SB 371 (Caballero, D-Salinas)

Support

SB 371, sponsored by the California Medical Association, was amended with the goal of creating a health information exchange (HIE) “network of networks” that aligns with federal guidelines and builds upon the existing HIE infrastructure. In addition, the bill would re-establish the deputy secretary of health information technology position and seeks to modernize California’s public health infrastructure. CHA moved to a support position and anticipates that this conversation will continue to evolve.

Two-year bill

AB 1131 (Wood, D-Santa Rosa)

Oppose Unless Amended

AB 1131 would establish a statewide health information exchange network governing board of five members to be appointed by the governor and Legislature. This board would convene a health technology advisory committee of 11-14 members and would issue a request for proposal to select a company to operate the statewide health information network (HIN). The HIN would have the ability to aggregate data from multiple provider and payer sources; support the electronic exchange of health information among providers and payers; and analyze data and produce reports on health care costs, access, equity, and quality. Hospitals, skilled-nursing facilities, and physician practices with more than 10 physicians would be required to share information with the HIN if they use certified electronic health record technology. Labs and payers would also be required to share information with the HIN, regardless of the technology they use.

Pending

Two-year bill

SB 642 (Kamlager, D-Los Angeles)

Oppose

SB 642 would prohibit health facilities from requiring a doctor to comply with policies or criteria, which are not explicitly ratified or promulgated by the medical staff, that directly or indirectly prohibit or restrict the doctor from providing a particular medical treatment or service that falls within the scope of the doctor’s privileges. For nonprofit transactions subject to Attorney General review, this bill would also add to the factors that may be considered by the Attorney General in determining whether to consent to the transaction and whether it would create a reduction or limitation in the availability of the full range of health care services, including reproductive and end-of-life care, to any group of individuals based on their membership in a protected class.

Passed

Signed by the governor

AB 1422 (Gabriel, D-Woodland Hills)

Neutral

AB 1422 requires the California Department of Public Health (CDPH) to hold a 30-day public comment period before it approves or denies a hospital’s “bed designation program flexibility request,” which is a request to allow the hospital to designate a bed in a critical care unit as requiring a lower nurse-to-patient staffing ratio. CHA worked with the author and sponsor (Service Employees International Union) to minimize the burden on hospitals and ensure the process remains expeditious. Amendments to the bill made CHA neutral.

Pending

Two-year bill

AB 32 (Aguiar-Curry, D-Winters)

Support

AB 32 would ensure that federally qualified health centers and rural health clinics are reimbursed for telehealth and telephonic care that is clinically appropriate and necessary.

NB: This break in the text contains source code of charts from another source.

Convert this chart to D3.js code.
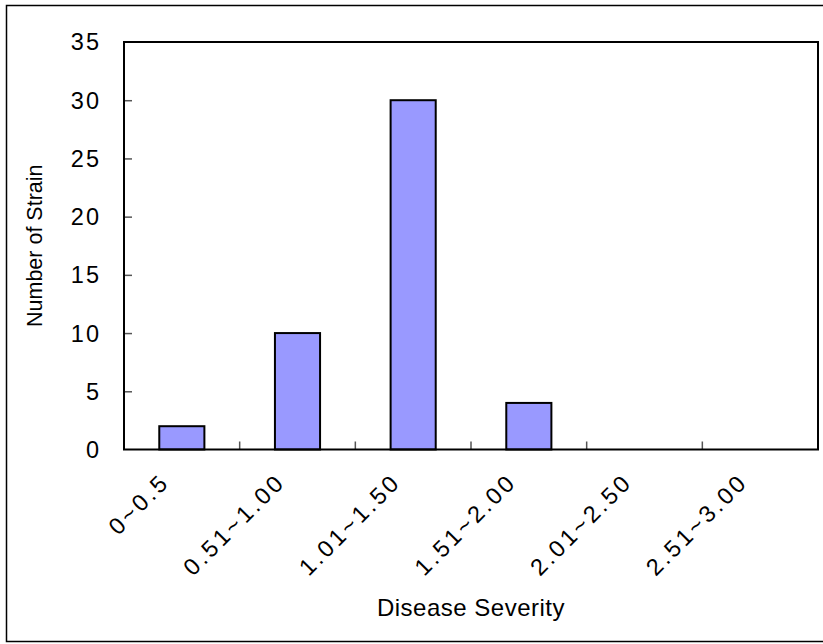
<!DOCTYPE html>
<html><head><meta charset="utf-8">
<script src="https://cdn.jsdelivr.net/npm/d3@7"></script>
<style>body{margin:0;background:#fff}svg{display:block}text{font-family:"Liberation Sans",Arial,sans-serif;fill:#000}</style>
</head><body><svg id="c" width="823" height="644"></svg>
<script>
const categories = ["0~0.5","0.51~1.00","1.01~1.50","1.51~2.00","2.01~2.50","2.51~3.00"];
const values = [2,10,30,4,0,0];
const yTicks = [0,5,10,15,20,25,30,35];
const xTitle = "Disease Severity";
const yTitle = "Number of Strain";

const svg = d3.select("#c");
const L=124,R=818,T=42,B=449.5;
svg.append("rect").attr("x",6.5).attr("y",5.5).attr("width",822).attr("height",636).attr("fill","none").attr("stroke","#000").attr("stroke-width",1.5);

const x = d3.scaleBand().domain(categories).range([L,R]).paddingInner(0.61).paddingOuter(0.305);
const y = d3.scaleLinear().domain([0,35]).range([B,T]);

// bars
svg.selectAll("rect.bar").data(values).enter().append("rect").attr("class","bar")
  .attr("x",(d,i)=>x(categories[i])).attr("width",x.bandwidth())
  .attr("y",d=>y(d)).attr("height",d=>B-y(d))
  .attr("fill","#9999ff").attr("stroke","#000").attr("stroke-width",2)
  .style("display",d=>d>0?null:"none");

// y ticks (inward)
const yAxis = d3.axisRight(y).tickValues(yTicks.filter(v=>v>0&&v<35)).tickSize(8).tickFormat("");
svg.append("g").attr("transform",`translate(${L},0)`).call(yAxis)
  .call(g=>g.select(".domain").remove()).selectAll("line").attr("stroke","#555").attr("stroke-width",1.5);
svg.selectAll("text.yl").data(yTicks).enter().append("text").attr("class","yl")
  .attr("x",101).attr("y",d=>y(d)).attr("dy","0.36em").attr("text-anchor","end")
  .style("font-size","23.5px").style("letter-spacing","2px").text(d=>d);

// x ticks at band boundaries (inward)
const step = x.step();
const bounds = d3.range(1,categories.length).map(i=>L+i*step);
svg.selectAll("line.xt").data(bounds).enter().append("line").attr("class","xt")
  .attr("x1",d=>d).attr("x2",d=>d).attr("y1",B).attr("y2",B-8).attr("stroke","#555").attr("stroke-width",1.5);

// frame
svg.append("rect").attr("x",L).attr("y",T).attr("width",R-L).attr("height",B-T)
  .attr("fill","none").attr("stroke","#000").attr("stroke-width",2);

// x labels rotated
svg.selectAll("text.xl").data(categories).enter().append("text").attr("class","xl")
  .attr("transform",d=>`translate(${x(d)+x.bandwidth()/2-11},${B+34}) rotate(-45)`)
  .attr("text-anchor","end").style("font-size","23.5px").style("letter-spacing","3px").text(d=>d);

svg.append("text").attr("x",(L+R)/2).attr("y",616).attr("text-anchor","middle").style("font-size","24px").style("letter-spacing","0.5px").text(xTitle);
svg.append("text").attr("transform",`translate(42,${(T+B)/2}) rotate(-90)`).attr("text-anchor","middle").style("font-size","21.5px").text(yTitle);
</script></body></html>
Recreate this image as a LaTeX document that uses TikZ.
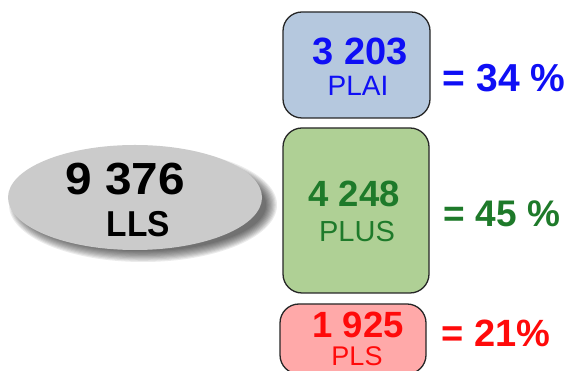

This measure will continue to drive health care innovation in California and help guarantee there is no gap in access to telephone visits between the termination of the public health emergency and the implementation of an alternative payment model in the coming years.

Pending

Two year bill

SB 213 (Cortese, D-Silicon Valley)

Oppose as Amended

SB 213 would define “injury” for a hospital employee who provides direct patient care in an acute care hospital to include infectious diseases, cancer, musculoskeletal injuries, post-traumatic stress disorder, respiratory diseases, and now COVID-19. The bill would also create rebuttable presumptions that these injuries that develop or manifest in hospital employees arose out of and in the course of employment and would extend the presumptions for specified time periods after the hospital employee’s termination of employment.